This is how inflation is calculated

Suppose you are planning a big luxurious trip. Over the years, you have saved up a substantial amount of money to spend on entertainment, adventures, and exotic cuisines.

But suddenly, while booking tickets and checking hotels, you realise that the expenses you had eagerly planned now demand more of your funds. The hard-earned money you diligently saved has undergone a devaluation and reduced in value. This is the effect of inflation, a general rise in the prices of goods and services over time. It affects everyone differently, according to their location, income, and spending habits.

How does inflation affect your investments?

Your investments, whether it’s putting money into stocks, bonds, or other assets, can be significantly influenced by inflation. As the costs of goods and services surge due to inflation, the same money you have today will have reduced buying capacity in the future. This directly impacts the value of investment returns.

For example, if a mutual fund generates a 9% annual return, but inflation is 3%, the net return, which demonstrates the actual increase in purchasing power, becomes 6%. This reduces the growth potential of investments over the long term.

Savings accounts and fixed-income assets like bonds also suffer from inflation as their interest rates might not keep up with rising prices. This affects the interest value earned and the principal amount upon maturity. Inflation also impacts equities and stocks.

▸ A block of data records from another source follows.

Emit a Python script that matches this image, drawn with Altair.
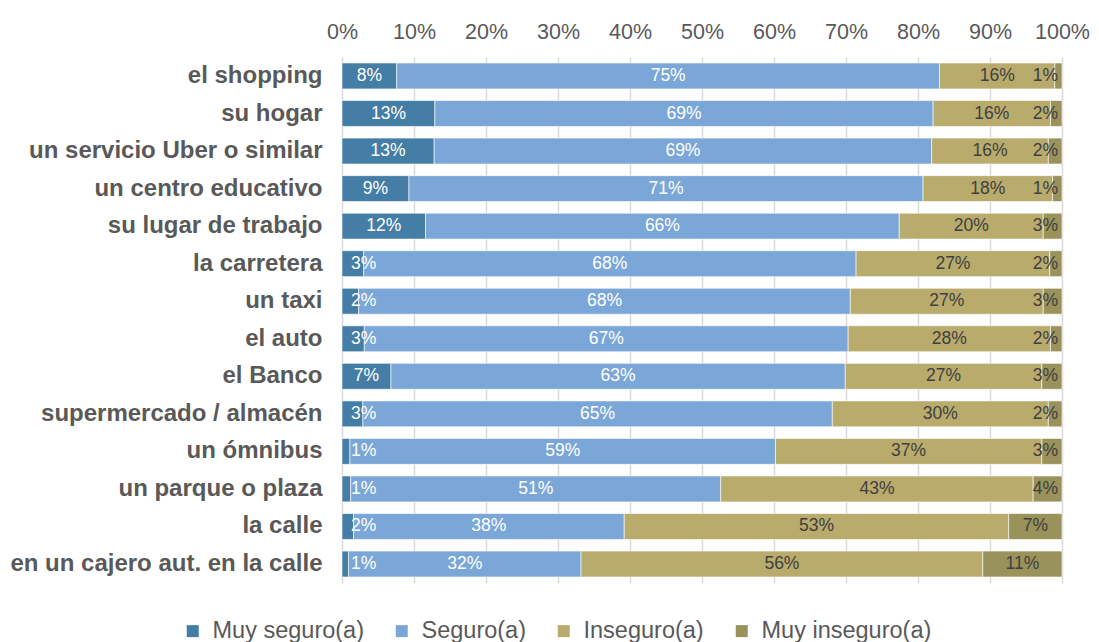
import altair as alt
import pandas as pd

categories = [
    "el shopping", "su hogar", "un servicio Uber o similar", "un centro educativo",
    "su lugar de trabajo", "la carretera", "un taxi", "el auto", "el Banco",
    "supermercado / almacén", "un ómnibus", "un parque o plaza", "la calle",
    "en un cajero aut. en la calle",
]
series = ["Muy seguro(a)", "Seguro(a)", "Inseguro(a)", "Muy inseguro(a)"]

muy_seguro = [7.6, 12.9, 12.8, 9.3, 11.6, 3.0, 2.3, 3.1, 6.8, 2.9, 1.1, 1.2, 1.6, 0.9]
seguro = [75.4, 69.2, 69.1, 71.4, 65.8, 68.4, 68.3, 67.2, 63.1, 65.2, 59.1, 51.4, 37.6, 32.3]
inseguro = [16.0, 16.3, 16.2, 18.0, 20.0, 26.9, 26.8, 28.1, 27.3, 30.0, 37.0, 43.4, 53.4, 55.8]
muy_inseguro = [1.0, 1.6, 1.9, 1.3, 2.6, 1.7, 2.6, 1.6, 2.8, 1.9, 2.8, 4.0, 7.4, 11.0]

colors = ["#447DA5", "#7BA7D8", "#B8AB6C", "#99925A"]
label_colors = ["#FFFFFF", "#FFFFFF", "#404040", "#404040"]
x_ticks = list(range(0, 101, 10))

rows = []
for i, cat in enumerate(categories):
    vals = [muy_seguro[i], seguro[i], inseguro[i], muy_inseguro[i]]
    start = 0.0
    for j, (s, v) in enumerate(zip(series, vals)):
        end = start + v
        center = (start + end) / 2
        if j == 0:
            lx = max(center, 3.0)
        elif j == 3:
            lx = min(center, 97.7)
        else:
            lx = center
        rows.append(dict(cat=cat, series=s, order=j, start=start, end=end,
                         label=f"{round(v)}%", lx=lx, lcolor=label_colors[j]))
        start = end
df = pd.DataFrame(rows)

FONT = "Liberation Sans"

y_enc = alt.Y(
    "cat:N", sort=categories, title=None,
    scale=alt.Scale(paddingInner=0.31, paddingOuter=0.16),
    axis=alt.Axis(labelFont=FONT, labelFontWeight="bold", labelFontSize=24,
                  labelColor="#595959", labelPadding=20, domain=False,
                  ticks=False, tickSize=0, grid=False, labelLimit=400),
)

bars = alt.Chart(df).mark_bar(stroke="#FFFFFF", strokeWidth=0.6).encode(
    x=alt.X("start:Q", title=None,
            scale=alt.Scale(domain=[0, 100], nice=False),
            axis=alt.Axis(orient="top", values=x_ticks, labelExpr="datum.value + '%'",
                          labelFont=FONT, labelFontSize=21.5, labelColor="#595959",
                          labelPadding=14, labelOverlap=False, labelFlush=False,
                          labelBound=False, domain=False,
                          ticks=False, tickSize=0,
                          grid=True, gridColor="#D9D9D9", gridWidth=1.5)),
    x2="end:Q",
    y=y_enc,
    color=alt.Color("series:N", scale=alt.Scale(domain=series, range=colors),
                    legend=alt.Legend(orient="none", legendX=-161, legendY=562,
                                      direction="horizontal", title=None,
                                      symbolType="square", symbolSize=144,
                                      symbolStrokeWidth=0, labelFont=FONT,
                                      labelFontSize=23.5, labelColor="#595959",
                                      labelLimit=400, padding=0,
                                      labelOffset=8, columnPadding=26)),
    order="order:Q",
)

text = alt.Chart(df).mark_text(font=FONT, fontSize=17.5, align="center", baseline="middle").encode(
    x="lx:Q",
    y=alt.Y("cat:N", sort=categories),
    text="label:N",
    color=alt.Color("lcolor:N", scale=None),
)

chart = alt.layer(bars, text).properties(
    width=720, height=526,
    autosize=alt.AutoSizeParams(type="none"),
    padding={"left": 334, "top": 49, "right": 29, "bottom": 59},
).configure_view(stroke=None)

chart.save("out.html", embed_options={"renderer": "svg", "actions": False})
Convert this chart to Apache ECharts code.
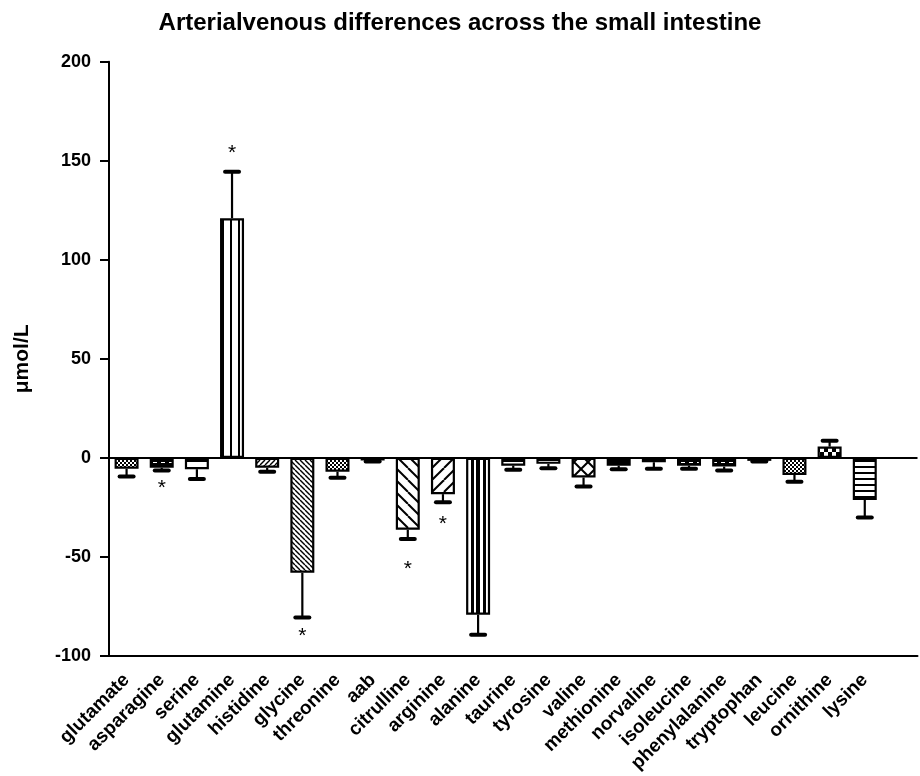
<!DOCTYPE html>
<html>
<head>
<meta charset="utf-8">
<script src="https://cdn.jsdelivr.net/npm/echarts@6/dist/echarts.min.js"></script>
<style>html,body{margin:0;padding:0;background:#fff;}#chart{width:920px;height:776px;}</style>
</head>
<body>
<div id="chart"></div>
<script>
var titleText = 'Arterialvenous differences across the small intestine';
var yAxisName = '\u03bcmol/L';
var categories = ['glutamate','asparagine','serine','glutamine','histidine','glycine','threonine','aab','citrulline','arginine','alanine','taurine','tyrosine','valine','methionine','norvaline','isoleucine','phenylalanine','tryptophan','leucine','ornithine','lysine',''];
var means = [-5.5, -5, -5.7, 121, -5, -58, -7, -1.3, -36.3, -18.3, -79.2, -3.9, -3, -9.9, -3.9, -2.2, -3.9, -4.4, -1.5, -8.6, 5.7, -21.2];
var errors = [3.9, 1.4, 4.9, 23.5, 2, 22.6, 3, 0.5, 4.7, 4.1, 10.1, 2.1, 2.2, 4.6, 1.8, 3.3, 1.6, 2, 0.3, 3.4, 3, 8.9];
var starCategories = ['asparagine','glutamine','glycine','citrulline','arginine'];
var starValues = [-13.3, 155.7, -88, -54, -31.3];
var yTicks = [-100, -50, 0, 50, 100, 150, 200];

// fill pattern per bar (style only)
var patternNames = ['checkFine','dashBlack','hLinesWide','vLinesWide','diagFwdFine','diagBackFine','checkFine','black','diagBackWide','diagFwdWide','vStripes','hLinesWide','dashWhite','crossDiag','black','hLinesWide','dashBlack','dashBlack','black','checkFine','bigChecker','hLinesFine'];

function tile(w, h, draw) {
  var c = document.createElement('canvas');
  c.width = w; c.height = h;
  var g = c.getContext('2d');
  g.fillStyle = '#fff'; g.fillRect(0, 0, w, h);
  g.fillStyle = '#000'; g.strokeStyle = '#000';
  draw(g, w, h);
  return { image: c, repeat: 'repeat' };
}
var patternMakers = {
  checkFine: function () { return tile(4, 4, function (g) { g.fillRect(0,0,4,4); g.fillStyle='#fff'; g.fillRect(0,0,2,2); g.fillRect(2,2,2,2); }); },
  dashBlack: function () { return tile(8, 5, function (g) { g.fillRect(0,0,8,5); g.fillStyle='#fff'; g.fillRect(1,2,4,1); }); },
  dashWhite: function () { return tile(8, 6, function (g) { g.fillRect(0,3,8,2); }); },
  hLinesWide: function () { return tile(8, 7, function (g) { g.fillRect(0,5,8,2); }); },
  hLinesFine: function () { return tile(8, 6, function (g) { g.fillRect(0,4,8,2); }); },
  vLinesWide: function () { return tile(8, 8, function (g) { g.fillRect(6,0,2,8); }); },
  vStripes: function () { return tile(12, 8, function (g) { g.fillRect(3,0,3,8); g.fillRect(8,0,4,8); }); },
  black: function () { return tile(4, 4, function (g) { g.fillRect(0,0,4,4); }); },
  bigChecker: function () { return tile(8, 8, function (g) { g.fillRect(0,0,4,4); g.fillRect(4,4,4,4); }); },
  diagFwdFine: function () { return tile(5, 5, function (g) { g.lineWidth = 1.4; for (var k=-1;k<=1;k++){ g.beginPath(); g.moveTo(k*5, 5); g.lineTo(k*5+5, 0); g.stroke(); } }); },
  diagBackFine: function () { return tile(5, 5, function (g) { g.lineWidth = 1.4; for (var k=-1;k<=1;k++){ g.beginPath(); g.moveTo(k*5, 0); g.lineTo(k*5+5, 5); g.stroke(); } }); },
  diagFwdWide: function () { return tile(12, 12, function (g) { g.lineWidth = 2; for (var k=-1;k<=1;k++){ g.beginPath(); g.moveTo(k*12, 12); g.lineTo(k*12+12, 0); g.stroke(); } }); },
  diagBackWide: function () { return tile(12, 12, function (g) { g.lineWidth = 2; for (var k=-1;k<=1;k++){ g.beginPath(); g.moveTo(k*12, 0); g.lineTo(k*12+12, 12); g.stroke(); } }); },
  crossDiag: function () { return tile(14, 14, function (g) { g.lineWidth = 2; for (var k=-1;k<=1;k++){ g.beginPath(); g.moveTo(k*14, 0); g.lineTo(k*14+14, 14); g.stroke(); g.beginPath(); g.moveTo(k*14, 14); g.lineTo(k*14+14, 0); g.stroke(); } }); }
};

var barData = means.map(function (v, i) {
  return { value: v, itemStyle: { color: patternMakers[patternNames[i]](), borderColor: '#000', borderWidth: 2.2 } };
});
var errData = means.map(function (v, i) { return [i, v, errors[i]]; });
var starData = starCategories.map(function (c, i) { return [categories.indexOf(c), starValues[i]]; });

var fontFam = 'Liberation Sans, Arial, sans-serif';
var chart = echarts.init(document.getElementById('chart'), null, { renderer: 'canvas' });
chart.setOption({
  animation: false,
  backgroundColor: '#fff',
  title: {
    text: titleText, left: 'center', top: 6,
    textStyle: { fontFamily: fontFam, fontWeight: 'bold', fontSize: 24, color: '#000' }
  },
  grid: { left: 109, right: 2.5, top: 61.7, bottom: 120, containLabel: false, outerBoundsMode: 'none' },
  xAxis: {
    type: 'category', data: categories,
    axisLine: { onZero: false, lineStyle: { color: '#000', width: 2 } },
    axisTick: { alignWithLabel: true, interval: 0, length: 7, lineStyle: { color: '#000', width: 2 } },
    axisLabel: { interval: 0, rotate: 45, margin: 21, color: '#000', fontWeight: 'bold', fontSize: 19, fontFamily: fontFam },
    splitLine: { show: false }
  },
  yAxis: {
    type: 'value', min: yTicks[0], max: yTicks[yTicks.length - 1], interval: 50,
    name: yAxisName, nameLocation: 'middle', nameGap: 76, nameRotate: 90,
    nameTextStyle: { color: '#000', fontWeight: 'bold', fontSize: 21, fontFamily: fontFam },
    axisLine: { show: true, lineStyle: { color: '#000', width: 2 } },
    axisTick: { show: true, length: 9, lineStyle: { color: '#000', width: 2 } },
    axisLabel: { color: '#000', fontWeight: 'bold', fontSize: 18, margin: 18, fontFamily: fontFam },
    splitLine: { show: false }
  },
  series: [
    {
      type: 'bar', data: barData, barWidth: 24, z: 2,
      markLine: { silent: true, symbol: 'none', label: { show: false }, lineStyle: { color: '#000', width: 2, type: 'solid' }, data: [{ yAxis: 0 }] }
    },
    {
      type: 'custom', z: 1, data: errData,
      renderItem: function (params, api) {
        var i = api.value(0), m = api.value(1), e = api.value(2);
        var s = m >= 0 ? 1 : -1;
        var p0 = api.coord([i, m]);
        var p1 = api.coord([i, m + s * e]);
        return { type: 'group', children: [
          { type: 'line', shape: { x1: p0[0], y1: p0[1], x2: p1[0], y2: p1[1] }, style: { stroke: '#000', lineWidth: 2.2 } },
          { type: 'line', shape: { x1: p1[0] - 7, y1: p1[1], x2: p1[0] + 7, y2: p1[1] }, style: { stroke: '#000', lineWidth: 4, lineCap: 'round' } }
        ] };
      }
    },
    {
      type: 'custom', z: 3, data: starData,
      renderItem: function (params, api) {
        var p = api.coord([api.value(0), api.value(1)]);
        return { type: 'text', x: p[0], y: p[1] + 4, style: { text: '*', textAlign: 'center', textVerticalAlign: 'middle', fontSize: 21, fontFamily: fontFam, fill: '#000' } };
      }
    }
  ]
});
</script>
</body>
</html>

While stocks have the potential to beat inflation, rapidly rising prices can impact consumer spending, leading to economic uncertainties that affect corporate profits.

This is where an inflation calculator steps in to save investors.


How to use an inflation calculator?

To use an inflation calculator, provide the initial investment amount, investment duration, and expected inflation rate as inputs. The tool will then compute the projected future value of your investments based on these inputs.

For example, suppose you invest Rs. 5,00,000 in a mutual fund scheme for ten years. If the inflation rate during those ten years is 4%, the inflation calculator will estimate your future investment value to be Rs 7,40,122. However, if you do not factor in inflation, you may wrongly assume that the future value would be higher. Hence, an inflation rate calculator is crucial to accurately depict your investment’s actual worth.

Benefits of using inflation calculators to calculate inflation


  • Accurate projection – The calculator predicts the precise future value of your investments, factoring in your initial investment, investment period, and expected inflation rate.
  • Informed decisions – With the calculator’s output, you can make rational decisions about your investments, considering inflation.
  • Realistic planning – The tool helps you set realistic financial goals and create practical strategies by revealing the actual worth of your investments.
  • Avoiding misconceptions – Without the calculator, you might overestimate your investments’ value by ignoring inflation’s impact.
  • No additional cost – You can use an inflation calculator in India for free and see how inflation affects your investments over time to adjust your approach accordingly. 

Final word

Inflation affects goods and services prices, employment, wages, and interest rates. As an investor, you must understand how inflation is calculated to make calculative decisions to protect your funds from its effects. The key is to stay updated about economic trends and factors such as government policies, global markets, and consumer behaviour. Most importantly, use inflation calculators to create a successful investment portfolio that can withstand the impact of inflation.